STATED PROBLEM:
Return the lines from the one that contains "Give me the" through the one that contains "const OUTLINE = '#333333';", both included, exactly as written and with nothing added.

EXCERPTED DATA:
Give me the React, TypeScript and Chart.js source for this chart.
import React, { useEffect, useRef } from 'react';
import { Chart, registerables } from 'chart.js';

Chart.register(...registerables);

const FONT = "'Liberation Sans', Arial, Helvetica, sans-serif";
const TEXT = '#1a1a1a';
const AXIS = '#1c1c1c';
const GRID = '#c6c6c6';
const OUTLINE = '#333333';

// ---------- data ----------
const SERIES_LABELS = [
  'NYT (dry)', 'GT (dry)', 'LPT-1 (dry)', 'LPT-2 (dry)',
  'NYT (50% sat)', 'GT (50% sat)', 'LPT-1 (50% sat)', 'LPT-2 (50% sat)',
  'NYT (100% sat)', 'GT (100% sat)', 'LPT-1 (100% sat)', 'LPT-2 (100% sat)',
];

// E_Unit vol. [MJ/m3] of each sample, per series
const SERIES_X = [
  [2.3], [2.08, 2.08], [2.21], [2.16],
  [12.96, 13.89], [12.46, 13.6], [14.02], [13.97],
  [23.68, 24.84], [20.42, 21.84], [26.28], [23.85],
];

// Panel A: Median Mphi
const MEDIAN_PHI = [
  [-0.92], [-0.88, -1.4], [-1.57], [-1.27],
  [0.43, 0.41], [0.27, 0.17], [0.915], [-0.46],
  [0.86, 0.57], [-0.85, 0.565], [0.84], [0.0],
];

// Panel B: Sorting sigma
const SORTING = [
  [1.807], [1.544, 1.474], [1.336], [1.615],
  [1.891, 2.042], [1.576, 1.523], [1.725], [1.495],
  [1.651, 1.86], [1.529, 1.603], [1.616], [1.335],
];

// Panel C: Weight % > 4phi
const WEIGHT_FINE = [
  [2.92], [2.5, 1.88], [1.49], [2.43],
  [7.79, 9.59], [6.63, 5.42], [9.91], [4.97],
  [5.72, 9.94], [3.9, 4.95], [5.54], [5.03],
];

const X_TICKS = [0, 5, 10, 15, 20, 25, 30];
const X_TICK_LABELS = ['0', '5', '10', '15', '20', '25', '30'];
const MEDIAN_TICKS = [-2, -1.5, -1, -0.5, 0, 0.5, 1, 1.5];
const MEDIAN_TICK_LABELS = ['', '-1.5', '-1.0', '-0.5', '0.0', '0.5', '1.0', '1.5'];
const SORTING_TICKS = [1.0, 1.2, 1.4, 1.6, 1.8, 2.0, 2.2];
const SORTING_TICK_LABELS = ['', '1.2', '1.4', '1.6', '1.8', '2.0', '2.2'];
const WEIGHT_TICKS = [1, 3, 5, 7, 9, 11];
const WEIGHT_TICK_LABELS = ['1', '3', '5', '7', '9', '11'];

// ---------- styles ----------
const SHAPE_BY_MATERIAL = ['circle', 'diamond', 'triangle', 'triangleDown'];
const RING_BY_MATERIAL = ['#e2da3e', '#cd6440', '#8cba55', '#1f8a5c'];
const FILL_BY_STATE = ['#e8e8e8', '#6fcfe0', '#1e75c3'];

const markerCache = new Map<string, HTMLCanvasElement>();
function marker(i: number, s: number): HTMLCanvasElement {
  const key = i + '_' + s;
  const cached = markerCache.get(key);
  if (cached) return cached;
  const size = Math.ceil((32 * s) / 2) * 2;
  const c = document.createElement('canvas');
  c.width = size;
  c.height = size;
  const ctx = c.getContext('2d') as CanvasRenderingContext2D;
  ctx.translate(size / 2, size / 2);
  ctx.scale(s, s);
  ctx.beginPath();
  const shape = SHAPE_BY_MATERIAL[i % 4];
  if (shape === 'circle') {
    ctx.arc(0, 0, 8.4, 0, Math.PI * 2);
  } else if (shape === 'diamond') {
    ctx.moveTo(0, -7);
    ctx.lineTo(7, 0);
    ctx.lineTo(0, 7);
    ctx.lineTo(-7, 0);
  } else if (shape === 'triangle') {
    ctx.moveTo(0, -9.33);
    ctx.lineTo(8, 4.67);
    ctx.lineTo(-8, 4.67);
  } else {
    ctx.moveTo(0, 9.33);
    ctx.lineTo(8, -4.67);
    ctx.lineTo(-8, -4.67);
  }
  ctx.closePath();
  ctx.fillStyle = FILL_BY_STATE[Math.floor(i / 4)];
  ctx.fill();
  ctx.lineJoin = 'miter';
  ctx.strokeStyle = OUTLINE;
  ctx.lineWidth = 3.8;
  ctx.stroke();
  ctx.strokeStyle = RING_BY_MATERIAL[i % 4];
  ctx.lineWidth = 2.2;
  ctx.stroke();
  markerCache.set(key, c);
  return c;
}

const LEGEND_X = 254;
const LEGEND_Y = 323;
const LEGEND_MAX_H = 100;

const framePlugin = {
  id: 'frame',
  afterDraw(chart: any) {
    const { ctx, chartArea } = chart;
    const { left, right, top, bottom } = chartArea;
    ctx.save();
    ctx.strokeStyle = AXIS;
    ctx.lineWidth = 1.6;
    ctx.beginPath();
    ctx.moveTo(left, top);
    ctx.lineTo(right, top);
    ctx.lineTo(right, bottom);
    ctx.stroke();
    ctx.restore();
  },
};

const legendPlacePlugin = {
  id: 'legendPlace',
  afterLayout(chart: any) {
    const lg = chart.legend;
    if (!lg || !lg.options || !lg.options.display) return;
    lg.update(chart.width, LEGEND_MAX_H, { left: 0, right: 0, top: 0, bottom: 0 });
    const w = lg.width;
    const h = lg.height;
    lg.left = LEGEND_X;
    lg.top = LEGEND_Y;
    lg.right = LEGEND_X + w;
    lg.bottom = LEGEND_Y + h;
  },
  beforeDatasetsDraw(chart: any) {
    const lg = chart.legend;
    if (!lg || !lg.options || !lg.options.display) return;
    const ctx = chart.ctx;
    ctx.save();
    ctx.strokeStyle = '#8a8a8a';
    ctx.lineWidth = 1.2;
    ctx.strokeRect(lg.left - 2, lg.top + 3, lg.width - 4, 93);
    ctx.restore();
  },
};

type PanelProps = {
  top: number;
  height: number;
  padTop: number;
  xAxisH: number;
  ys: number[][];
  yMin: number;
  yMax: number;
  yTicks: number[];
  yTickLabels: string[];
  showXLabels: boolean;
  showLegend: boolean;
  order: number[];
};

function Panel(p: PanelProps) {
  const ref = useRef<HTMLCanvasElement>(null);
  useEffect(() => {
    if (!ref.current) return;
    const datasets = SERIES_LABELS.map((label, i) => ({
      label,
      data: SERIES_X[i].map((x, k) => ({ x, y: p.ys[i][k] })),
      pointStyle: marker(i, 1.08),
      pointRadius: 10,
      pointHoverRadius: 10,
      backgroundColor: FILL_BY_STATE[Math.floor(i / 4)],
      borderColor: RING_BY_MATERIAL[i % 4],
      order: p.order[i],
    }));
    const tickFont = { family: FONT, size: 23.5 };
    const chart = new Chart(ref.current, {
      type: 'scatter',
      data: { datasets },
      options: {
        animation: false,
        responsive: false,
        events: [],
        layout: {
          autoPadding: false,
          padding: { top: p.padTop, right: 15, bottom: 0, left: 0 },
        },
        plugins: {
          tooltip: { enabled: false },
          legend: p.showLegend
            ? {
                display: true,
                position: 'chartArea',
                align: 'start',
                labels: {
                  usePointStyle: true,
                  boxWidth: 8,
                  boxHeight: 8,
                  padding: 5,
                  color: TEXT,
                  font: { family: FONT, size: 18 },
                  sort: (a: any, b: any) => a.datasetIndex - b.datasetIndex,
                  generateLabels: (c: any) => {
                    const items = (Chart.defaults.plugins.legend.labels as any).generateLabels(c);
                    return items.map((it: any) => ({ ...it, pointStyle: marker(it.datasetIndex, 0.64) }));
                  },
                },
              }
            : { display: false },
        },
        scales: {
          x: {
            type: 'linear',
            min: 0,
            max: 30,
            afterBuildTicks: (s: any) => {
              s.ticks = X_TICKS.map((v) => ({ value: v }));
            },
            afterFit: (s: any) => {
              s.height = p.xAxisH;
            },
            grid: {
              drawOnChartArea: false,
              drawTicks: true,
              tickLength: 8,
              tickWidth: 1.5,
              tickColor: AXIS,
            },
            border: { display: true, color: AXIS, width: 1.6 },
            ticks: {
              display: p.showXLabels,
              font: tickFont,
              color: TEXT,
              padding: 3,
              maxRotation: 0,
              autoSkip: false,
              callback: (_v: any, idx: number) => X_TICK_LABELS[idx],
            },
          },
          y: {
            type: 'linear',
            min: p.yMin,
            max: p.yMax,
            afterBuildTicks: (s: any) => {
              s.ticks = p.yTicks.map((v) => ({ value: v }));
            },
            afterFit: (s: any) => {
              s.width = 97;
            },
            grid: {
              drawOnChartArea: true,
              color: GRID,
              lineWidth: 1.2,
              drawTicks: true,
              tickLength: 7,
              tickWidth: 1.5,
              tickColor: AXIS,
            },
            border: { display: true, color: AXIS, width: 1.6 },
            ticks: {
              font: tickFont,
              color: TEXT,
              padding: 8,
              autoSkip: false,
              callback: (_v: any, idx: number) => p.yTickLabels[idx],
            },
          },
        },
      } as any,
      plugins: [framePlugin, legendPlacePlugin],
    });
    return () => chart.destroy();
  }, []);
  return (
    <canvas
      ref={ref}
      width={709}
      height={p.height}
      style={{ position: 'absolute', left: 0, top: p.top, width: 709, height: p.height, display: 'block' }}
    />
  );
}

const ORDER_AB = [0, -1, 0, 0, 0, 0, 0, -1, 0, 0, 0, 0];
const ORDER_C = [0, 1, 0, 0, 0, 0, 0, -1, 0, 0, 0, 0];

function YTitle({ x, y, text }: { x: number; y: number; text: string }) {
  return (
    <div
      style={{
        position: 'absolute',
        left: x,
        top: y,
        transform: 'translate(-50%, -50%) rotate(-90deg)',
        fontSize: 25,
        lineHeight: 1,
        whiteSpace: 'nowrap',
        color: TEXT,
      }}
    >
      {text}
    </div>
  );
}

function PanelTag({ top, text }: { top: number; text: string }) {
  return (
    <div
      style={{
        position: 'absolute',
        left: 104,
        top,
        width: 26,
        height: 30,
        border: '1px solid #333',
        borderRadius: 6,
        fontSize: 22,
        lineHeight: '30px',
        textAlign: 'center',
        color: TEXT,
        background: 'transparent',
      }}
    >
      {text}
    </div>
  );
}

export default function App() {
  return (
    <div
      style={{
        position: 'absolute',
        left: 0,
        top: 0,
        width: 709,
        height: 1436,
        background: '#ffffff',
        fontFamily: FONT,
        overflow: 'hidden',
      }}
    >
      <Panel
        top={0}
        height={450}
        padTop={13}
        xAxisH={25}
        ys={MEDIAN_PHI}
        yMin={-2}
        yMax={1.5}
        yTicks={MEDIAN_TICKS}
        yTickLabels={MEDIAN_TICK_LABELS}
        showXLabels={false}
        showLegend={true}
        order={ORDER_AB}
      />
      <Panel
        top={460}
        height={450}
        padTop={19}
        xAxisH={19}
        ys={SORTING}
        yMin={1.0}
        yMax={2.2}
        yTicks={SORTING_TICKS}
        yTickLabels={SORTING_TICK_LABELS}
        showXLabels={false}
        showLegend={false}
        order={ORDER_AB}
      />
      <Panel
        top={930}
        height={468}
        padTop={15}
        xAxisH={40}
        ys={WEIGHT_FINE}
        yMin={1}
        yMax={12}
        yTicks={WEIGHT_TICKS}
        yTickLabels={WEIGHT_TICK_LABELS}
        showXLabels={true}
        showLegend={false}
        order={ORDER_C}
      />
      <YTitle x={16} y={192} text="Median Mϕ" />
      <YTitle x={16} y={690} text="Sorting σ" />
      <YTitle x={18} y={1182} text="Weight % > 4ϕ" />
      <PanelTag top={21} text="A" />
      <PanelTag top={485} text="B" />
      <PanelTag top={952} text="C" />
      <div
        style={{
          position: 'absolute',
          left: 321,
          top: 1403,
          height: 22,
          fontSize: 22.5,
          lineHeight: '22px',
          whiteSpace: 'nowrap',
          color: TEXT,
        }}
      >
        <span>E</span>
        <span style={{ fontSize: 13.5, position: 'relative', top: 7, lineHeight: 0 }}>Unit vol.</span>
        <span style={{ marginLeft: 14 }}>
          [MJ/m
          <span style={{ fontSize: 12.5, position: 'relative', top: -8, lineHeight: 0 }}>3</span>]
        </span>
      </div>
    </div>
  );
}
---
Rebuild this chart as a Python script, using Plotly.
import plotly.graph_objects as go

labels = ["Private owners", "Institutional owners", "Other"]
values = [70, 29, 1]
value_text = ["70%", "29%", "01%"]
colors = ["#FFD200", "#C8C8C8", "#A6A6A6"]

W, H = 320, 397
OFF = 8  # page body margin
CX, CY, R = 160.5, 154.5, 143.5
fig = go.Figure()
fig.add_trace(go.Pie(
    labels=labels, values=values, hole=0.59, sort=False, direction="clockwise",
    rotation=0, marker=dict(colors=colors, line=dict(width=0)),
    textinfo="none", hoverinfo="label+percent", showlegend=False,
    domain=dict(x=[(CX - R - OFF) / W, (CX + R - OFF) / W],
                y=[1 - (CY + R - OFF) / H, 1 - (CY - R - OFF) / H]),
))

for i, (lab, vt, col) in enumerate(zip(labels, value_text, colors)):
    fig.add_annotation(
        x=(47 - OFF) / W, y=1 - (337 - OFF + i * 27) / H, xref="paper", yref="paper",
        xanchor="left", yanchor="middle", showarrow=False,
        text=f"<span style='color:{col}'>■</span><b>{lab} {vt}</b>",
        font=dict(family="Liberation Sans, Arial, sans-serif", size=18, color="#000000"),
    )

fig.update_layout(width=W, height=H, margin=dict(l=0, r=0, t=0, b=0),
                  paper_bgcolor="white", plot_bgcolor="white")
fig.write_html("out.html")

EXERCISE ANSWER:
Give me the React, TypeScript and Chart.js source for this chart.
import React, { useEffect, useRef } from 'react';
import { Chart, registerables } from 'chart.js';

Chart.register(...registerables);

const FONT = "'Liberation Sans', Arial, Helvetica, sans-serif";
const TEXT = '#1a1a1a';
const AXIS = '#1c1c1c';
const GRID = '#c6c6c6';
const OUTLINE = '#333333';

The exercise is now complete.